The method parameter determines what method is used for reading in the audio file:

:wav: use Julia's native WAV library to read RIFF/WAVE .wav files :sox: use external sox program for figuring out the audio file format and converting to native represantation :sph: use external w_decode program to deal with (compressed) NIST sphere files feacalc(x::Array; chan=:mono, augtype=:ddelta, normtype=:warp, sadtype=:energy, dynrange::Real=30., nwarp::Int=399, sr::AbstractFloat=8000.0, source=":array", defaults=:nbspeaker, mfccargs...) The chan parameter specifies for which channel in the audio file you want features. Possible values are:

:mono: average all channels :a, :b, ...: Use the first (left), second (right), ... channel c::Int: Use the cth channel The augtype parameter specifies how the speech features are augmented. This can be:

:none for no additional features :delta for 1st order derivatives :ddelta for first and second order derivatives :sdc for replacement od the MFCCs with shifted delta cepstra with the default parameters n, d, p, k = 7, 1, 3, 7 The normtype parameter specifies how the features are normalized after extraction

:none for no normalization :warp for short-time Gaussianization using nwarp frames, see warp() below :mvn for mean and variance normalization, see znorm() below The sad parameter controls if Speech Activity Detection is carried out on the features, filtering out frames that do not contain speech

:none: apply no SAD :energy: apply energy based SAD, omitting frames with an energy less than dynrange below the maximum energy of the file. The various applications actually have somewhat different parameter settings for the basic MFCC feature extraction, see the defaults parameter of mfcc() below.

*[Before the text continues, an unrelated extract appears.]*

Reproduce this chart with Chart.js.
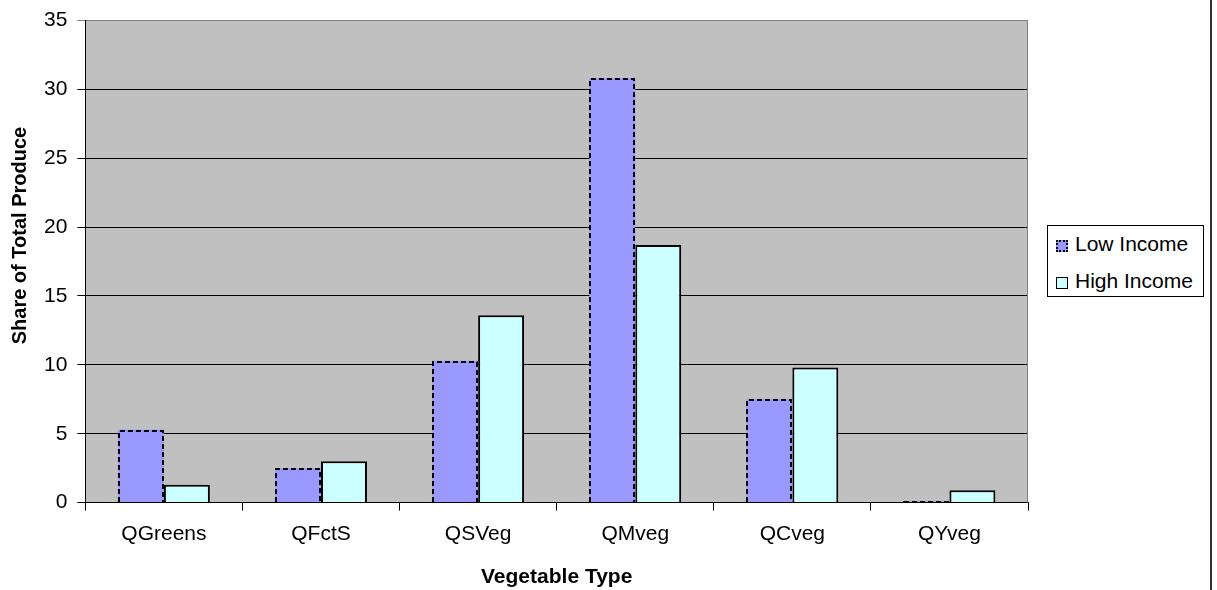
<!DOCTYPE html>
<html>
<head>
<meta charset="utf-8">
<title>Share of Total Produce by Vegetable Type</title>
<script src="https://cdn.jsdelivr.net/npm/chart.js@4/dist/chart.umd.min.js"></script>
<style>
  html, body { margin: 0; padding: 0; background: #fff; }
  #wrap { position: relative; width: 1217px; height: 590px; overflow: hidden; }
  #chart { display: block; }
  #frame { position: absolute; left: 1210px; top: 0; width: 2px; height: 590px; background: #333; }
  #legend {
    position: absolute; left: 1047px; top: 225px; width: 155px; height: 70px;
    border: 1px solid #000; background: #fff;
    font-family: "Liberation Sans", Arial, sans-serif; font-size: 21px; color: #000;
  }
  #legend .item { position: absolute; left: 8px; height: 26px; line-height: 26px; white-space: nowrap; }
  #legend .swatch { display: inline-block; width: 12px; height: 12px; margin-right: 7px; box-sizing: border-box; vertical-align: -1px; }
  #legend .low  { background: #9999ff; border: 2px dotted #000; }
  #legend .high { background: #ccffff; border: 1px solid #000; }
</style>
</head>
<body>
<div id="wrap">
  <canvas id="chart" width="1217" height="590"></canvas>
  <div id="frame"></div>
  <div id="legend">
    <div class="item" style="top:5px"><span class="swatch low"></span>Low Income</div>
    <div class="item" style="top:42px"><span class="swatch high"></span>High Income</div>
  </div>
</div>
<script>
/* share of total produce, low vs high income households */

const categories = ["QGreens", "QFctS", "QSVeg", "QMveg", "QCveg", "QYveg"];
const lowIncome  = [5.3, 2.5, 10.3, 30.8, 7.5, 0.1];
const highIncome = [1.3, 3.0, 13.6, 18.7, 9.8, 0.9];
const seriesNames = ["Low Income", "High Income"];

const yMin  = 0;
const yMax  = 35;
const yStep = 5;

const yTitle = "Share of Total Produce";
const xTitle = "Vegetable Type";

const FONT = "'Liberation Sans', Arial, sans-serif";

// grey plot area behind the bars
const plotBackground = {
  id: "plotBackground",
  beforeDraw(chart) {
    const { ctx, chartArea: a } = chart;
    ctx.save();
    ctx.fillStyle = "#c0c0c0";
    ctx.fillRect(a.left, a.top, a.right - a.left, a.bottom - a.top);
    ctx.restore();
  },
  beforeDatasetsDraw(chart) {
    const { ctx, chartArea: a } = chart;
    ctx.save();
    ctx.strokeStyle = "#808080";
    ctx.lineWidth = 1;
    ctx.beginPath();
    ctx.moveTo(a.right - 0.5, a.top);
    ctx.lineTo(a.right - 0.5, a.bottom);
    ctx.stroke();
    ctx.restore();
  },
};

// bar elements have no dash option, so outline the first series by hand
const dashedBars = {
  id: "dashedBars",
  afterDatasetsDraw(chart) {
    const meta = chart.getDatasetMeta(0);
    const ctx  = chart.ctx;
    ctx.save();
    ctx.strokeStyle = "#000";
    ctx.lineWidth = 2;
    ctx.setLineDash([5, 3]);
    meta.data.forEach(bar => {
      const { x, y, base, width } = bar.getProps(["x", "y", "base", "width"], true);
      const l = Math.round(x - width / 2) + 1;
      const r = Math.round(x + width / 2) - 1;
      const t = Math.round(y) + 1;
      ctx.beginPath();
      ctx.moveTo(l, base);
      ctx.lineTo(l, t);
      ctx.lineTo(r, t);
      ctx.lineTo(r, base);
      ctx.stroke();
    });
    ctx.restore();
  },
};

// value axis title sits a little above the middle of the plot
const valueAxisTitle = {
  id: "valueAxisTitle",
  afterDraw(chart) {
    const { ctx, chartArea: a } = chart;
    ctx.save();
    ctx.translate(20, (a.top + a.bottom) / 2 - 26);
    ctx.rotate(-Math.PI / 2);
    ctx.font = "bold 20px " + FONT;
    ctx.fillStyle = "#000";
    ctx.textAlign = "center";
    ctx.textBaseline = "middle";
    ctx.fillText(yTitle, 0, 0);
    ctx.restore();
  },
};

new Chart(document.getElementById("chart"), {
  type: "bar",
  data: {
    labels: categories,
    datasets: [
      {
        label: seriesNames[0],
        data: lowIncome,
        backgroundColor: "#9999ff",
        borderWidth: 0,
        categoryPercentage: 0.585,
        barPercentage: 1.0,
      },
      {
        label: seriesNames[1],
        data: highIncome,
        backgroundColor: "#ccffff",
        borderColor: "#000",
        borderWidth: 2,
        categoryPercentage: 0.585,
        barPercentage: 1.0,
      },
    ],
  },
  options: {
    responsive: false,
    animation: false,
    layout: { padding: { top: 13, right: 189, bottom: 0, left: 34 } },
    plugins: {
      legend: { display: false },
      tooltip: { enabled: false },
    },
    scales: {
      x: {
        grid: {
          offset: true,
          drawOnChartArea: false,
          color: "#000",
          tickLength: 8,
        },
        border: { display: true, color: "#000", width: 1 },
        ticks: { color: "#000", padding: 11, font: { family: FONT, size: 21 } },
        title: {
          display: true,
          text: xTitle,
          color: "#000",
          font: { family: FONT, size: 21, weight: "bold" },
          padding: { top: 7, bottom: 0 },
        },
      },
      y: {
        min: yMin,
        max: yMax,
        grid: {
          color: c => (c.tick && c.tick.value === yMax ? "#808080" : "#000"),
          lineWidth: 1,
          tickLength: 8,
        },
        border: { display: true, color: "#000", width: 1 },
        ticks: {
          stepSize: yStep,
          color: "#000",
          padding: 10,
          font: { family: FONT, size: 21, lineHeight: 1.0 },
        },
      },
    },
  },
  plugins: [plotBackground, dashedBars, valueAxisTitle],
});
</script>
</body>
</html>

Feature warping, or short-time Gaussianization (Jason Pelecanos) warp(x::Matrix, w=399) This tansforms columns of x by short-time Gaussianization. Each value in the middle of w rows is replaced with its normal deviate (the quantile function of the normal distribution) based on its rank within the w values. The result has the same dimensions as x, but the values are chosen from a discrete set of w normal deviates.

znorm(x::Matrix) znorm!(x::Matrix) This normalizes the data x on a column-by-column basis by an affine transformation, making the per-column mean 0 and variance 1.

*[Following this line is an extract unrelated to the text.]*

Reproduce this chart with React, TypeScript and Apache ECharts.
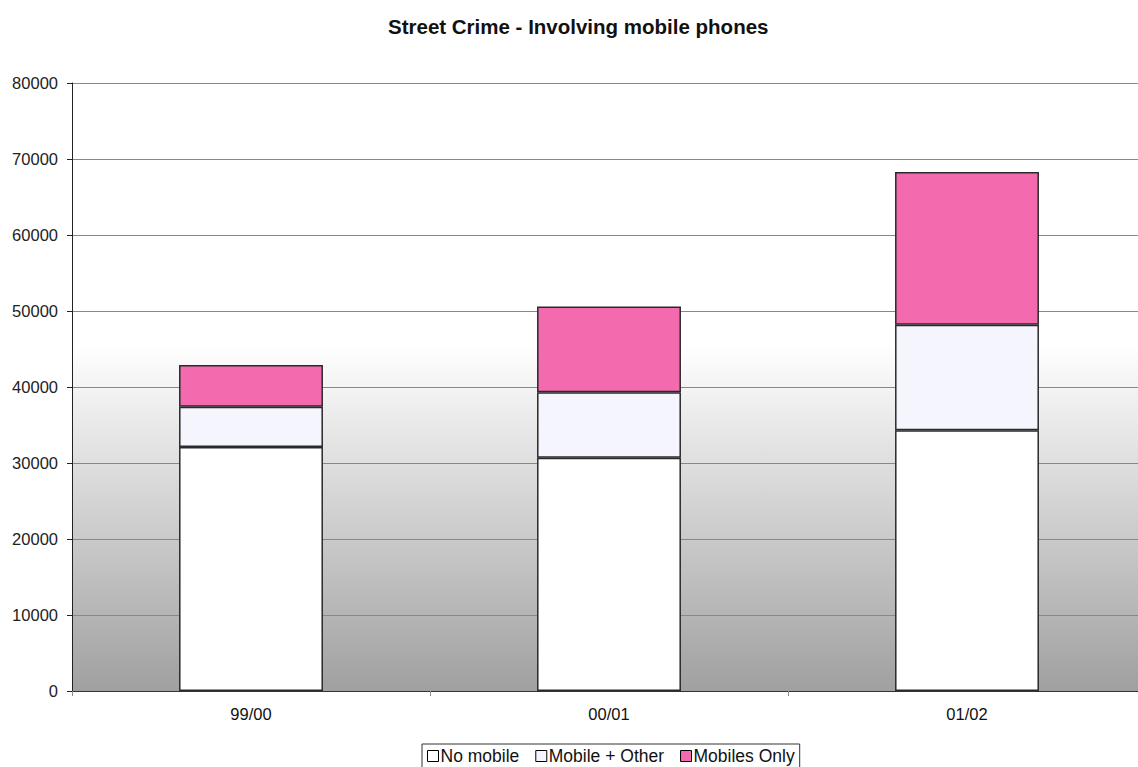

Short-term mean and variance normalization As an alternative to short time Gaussianization, and similar to znorm(), you can compute the znorm for a sample in the centre of a sliding window of width w, where mean and variance are computed just over that window using

stmvn(x::Matrix, w=399) Derivatives Derivative of features, fitted over width consecutive frames:

deltas(x::Matrix, width::Int) The derivatives are computed over columns individually, and before the derivatives are computed the data is padded with repeats of the first and last rows. The resulting matrix has the same size as x. deltas() can be applied multiple times in order to get higher order derivatives.

Shifted-Delta-Cepstra SDCs are features used for spoken language recognition, derived from typically MFCCs

sdc(x::Matrix, n::Int=7, d::Int=1, p::Int=3, k::Int=7) This function expands (MFCC) features in x by computing derivatives over 2d+1 consecutive frames for the first n columns of x, stacking derivatives shifted over p frames k times. Before the calculation, zero adding is added so that the number of rows of the resuls is the same as for x.

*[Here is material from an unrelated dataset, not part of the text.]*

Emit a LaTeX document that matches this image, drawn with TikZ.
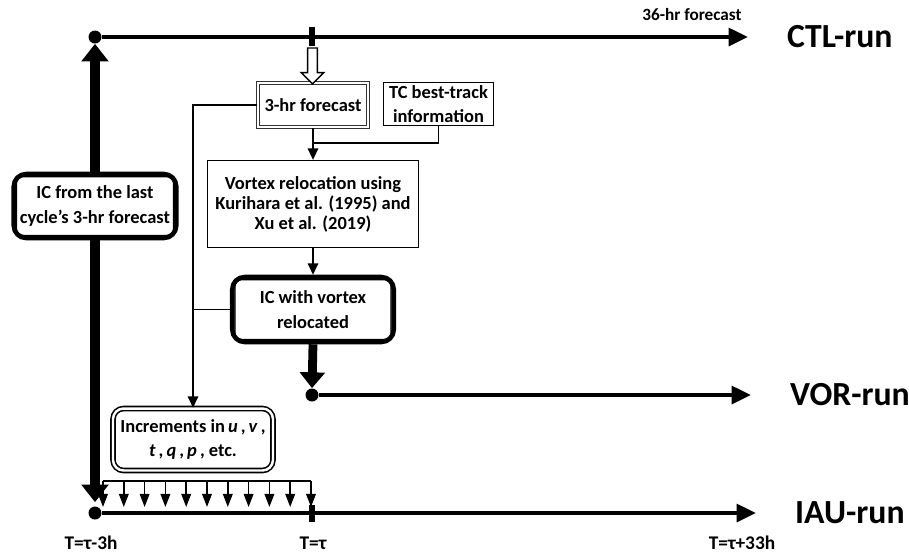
\documentclass[tikz,border=0pt]{standalone}
\usepackage{fontspec}
\setmainfont{Carlito}
\usetikzlibrary{arrows.meta}
\usetikzlibrary{positioning}
\usetikzlibrary{shapes.arrows}
\usetikzlibrary{calc}
\tikzset {
  run line/.style = {
    draw = black,
    line width = 2.3pt,
    -{Triangle[length = 11pt, width = 10pt]}
  },
  run dot/.style = {
    circle,
    fill = black,
    minimum size = 0.26cm,
    inner sep = 0
  },
  run label/.style = {
    font = \fontsize{19.2}{21}\selectfont\bfseries
  },
  time label/.style = {
    font = \fontsize{11}{13}\selectfont\bfseries
  },
  % short bar where T = tau crosses a run line
  time tick/.style = {
    draw = black,
    line width = 3pt
  }
}
\tikzset {
  box text/.style = {
    font = \fontsize{10.5}{14}\selectfont\bfseries,
    align = center,
    inner sep = 0
  },
  plain box/.style = {
    box text,
    draw = black,
    line width = 0.8pt
  },
  fc box/.style = {
    box text,
    draw = black!80,
    double,
    line width = 0.6pt,
    double distance = 1.3pt
  },
  % initial condition box: fat frame, thin one inside
  ic box/.style = {
    box text,
    draw = black,
    line width = 2.6pt,
    rounded corners = 7pt
  },
  ic inner/.style = {
    draw = black,
    line width = 0.7pt,
    rounded corners = 4pt
  },
  incr box/.style = {
    box text,
    draw = black,
    double,
    line width = 0.9pt,
    double distance = 1.4pt,
    rounded corners = 6pt
  },
  thin arr/.style = {
    draw = black,
    line width = 0.8pt,
    -{Triangle[length = 6.5pt, width = 6pt]}
  },
  thin line/.style = {
    draw = black,
    line width = 0.8pt
  },
  fat arr/.style = {
    draw = black,
    line width = 6pt,
    -{Triangle[length = 10pt, width = 15pt]}
  },
  comb arr/.style = {
    draw = black,
    line width = 1pt,
    -{Triangle[length = 7.5pt, width = 5.5pt]}
  },
  hollow arr/.style = {
    single arrow,
    draw = black,
    fill = white,
    line width = 0.8pt,
    shape border rotate = 270,
    minimum height = 0.72cm,
    inner sep = 2.4pt,
    single arrow head extend = 0.13cm
  }
}

\begin{document}
\begin{tikzpicture}[x = 0.02cm, y = -0.02cm]
  \useasboundingbox (0,0) rectangle (909,556);

  % the three runs
  \node[run dot] (ctl-start) at (95,37) {};
  \node[run dot] (vor-start) at (312,395) {};
  \node[run dot] (iau-start) at (95,513) {};
  \coordinate (ctl-end) at (748,37);
  \coordinate (vor-end) at (751,395);
  \coordinate (iau-end) at (756,513);
  \coordinate (tau-ctl) at (312,37);
  \coordinate (tau-iau) at (312,513);

  \draw[run line] (ctl-start) -- (ctl-end);
  \draw[run line] (vor-start) -- (vor-end);
  \draw[run line] (iau-start) -- (iau-end);
  \draw[time tick] ($(tau-ctl)+(0,-10)$) -- ($(tau-ctl)+(0,9)$);
  \draw[time tick] ($(tau-iau)+(0,-8)$) -- ($(tau-iau)+(0,9)$);

  \node[run label, right=0.66cm of ctl-end] (ctl-lbl) {CTL-run};
  \node[run label, right=0.66cm of vor-end] (vor-lbl) {VOR-run};
  \node[run label, right=0.66cm of iau-end] (iau-lbl) {IAU-run};
  \node[time label, font = \fontsize{9.8}{11}\selectfont\bfseries]
    (fc36) at (692,15) {36-hr forecast};
  \node[time label] (t-start) at (91,543) {T=τ-3h};
  \node[time label] (t-tau) at (313,543) {T=τ};
  \node[time label] (t-end) at (742,543) {T=τ+33h};

  % boxes
  \node[fc box, minimum width = 2.2cm, minimum height = 0.88cm]
    (fc3) at (313,105) {3-hr forecast};
  \node[plain box, minimum width = 2.2cm, minimum height = 0.86cm]
    (tcbt) at (438.5,104) {TC best-track\\information};
  \node[plain box, minimum width = 4.22cm, minimum height = 1.74cm,
    font = \fontsize{10.5}{11.4}\selectfont\bfseries]
    (vrel) at (313,204) {Vortex relocation using\\Kurihara et al. (1995) and\\Xu et al. (2019)};
  \node[ic box, minimum width = 3.23cm, minimum height = 1.3cm]
    (icvor) at (313,309.5) {IC with vortex\\relocated};
  \draw[ic inner] ([shift={(2.8pt,2.8pt)}]icvor.south west)
    rectangle ([shift={(-2.8pt,-2.8pt)}]icvor.north east);
  \node[ic box, minimum width = 3.25cm, minimum height = 1.28cm]
    (iclast) at (95,206) {IC from the last\\cycle’s 3-hr forecast};
  \draw[ic inner] ([shift={(2.8pt,2.8pt)}]iclast.south west)
    rectangle ([shift={(-2.8pt,-2.8pt)}]iclast.north east);
  \node[incr box, minimum width = 3.2cm, minimum height = 1.24cm]
    (incr) at (193,439.5)
    {Increments in\,\textit{u}\,,\,\textit{v}\,,\\\textit{t}\,,\,\textit{q}\,,\,\textit{p}\,, etc.};

  % connectors
  \node[hollow arr] (pull) at (312.5,63.5) {};
  \coordinate (join) at (312,143);
  \draw[thin arr] (fc3) -- (vrel);
  \draw[thin line] (tcbt.south) |- (join);
  \draw[thin arr] (vrel) -- (icvor);
  \draw[thin arr] (fc3.west) -| (incr.north);
  \draw[thin line] (icvor.west) -- (icvor.west -| incr.north);
  \draw[fat arr] (iclast.north) -- (ctl-start.south);
  \draw[fat arr] (iclast.south) -- ($(iau-start.north)+(0,-4)$);
  \draw[fat arr, line width = 5pt, -{Triangle[length = 9pt, width = 14pt]}]
    (icvor.south) -- (vor-start.north);

  % increments added step by step
  \coordinate (comb-l) at (103,481);
  \coordinate (comb-r) at (311,481);
  \draw[line width = 1pt] (comb-l) -- (comb-r);
  \foreach \i in {0,...,10}
    \draw[comb arr] ($(comb-l)!\i/10!(comb-r)$) -- ++(0,26);
\end{tikzpicture}
\end{document}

Am I reading it right that feacalc() actually has language detection?

Even Linto are using the python based Mycroft repo for MFCC this is Julia which is really interesting anyway as the speed snake of python, well sort of. But its based on https://labrosa.ee.columbia.edu/matlab/rastamat/ The more a read about it the more my eyes bulged and jaw opened that this without is likely the most comphrensive, fastest most advanced set of MFFC operations in a lib by a country mile. Now at least I understand why librosa but there is a Julia version available which my understanding is its as good as C and readable by many.

RASTA-PLP is extremely interesting and its the first time I have heard of it. But if we get into the situation where we have the datasets then if we apply the audio processing of our KW capture to our model data we can run and allow many different forms via parameterised MFCC settings.

https://github.com/JuliaDSP/MFCC.jl/commits?author=davidavdav

Who I may of offended already without meaning to or likely and correctly thinks I am a moron, is godlike when it comes to DSP and check his github profile.

Maybe its just a stupid question to ask if VAD & MFCC can not be part of the same process as VAD is inspecting a single frame whilst MFCC is processing a series of frames based on each VAD frame output.

Been wondering for a while if we have a duplication of 2 high load processes during KWS that to some degree can be functionally amalgamated.

PS its SAD not VAD and don't replay "Let be SAD then :)" as think the author is a little more serious than I am generally.

I will try to get more info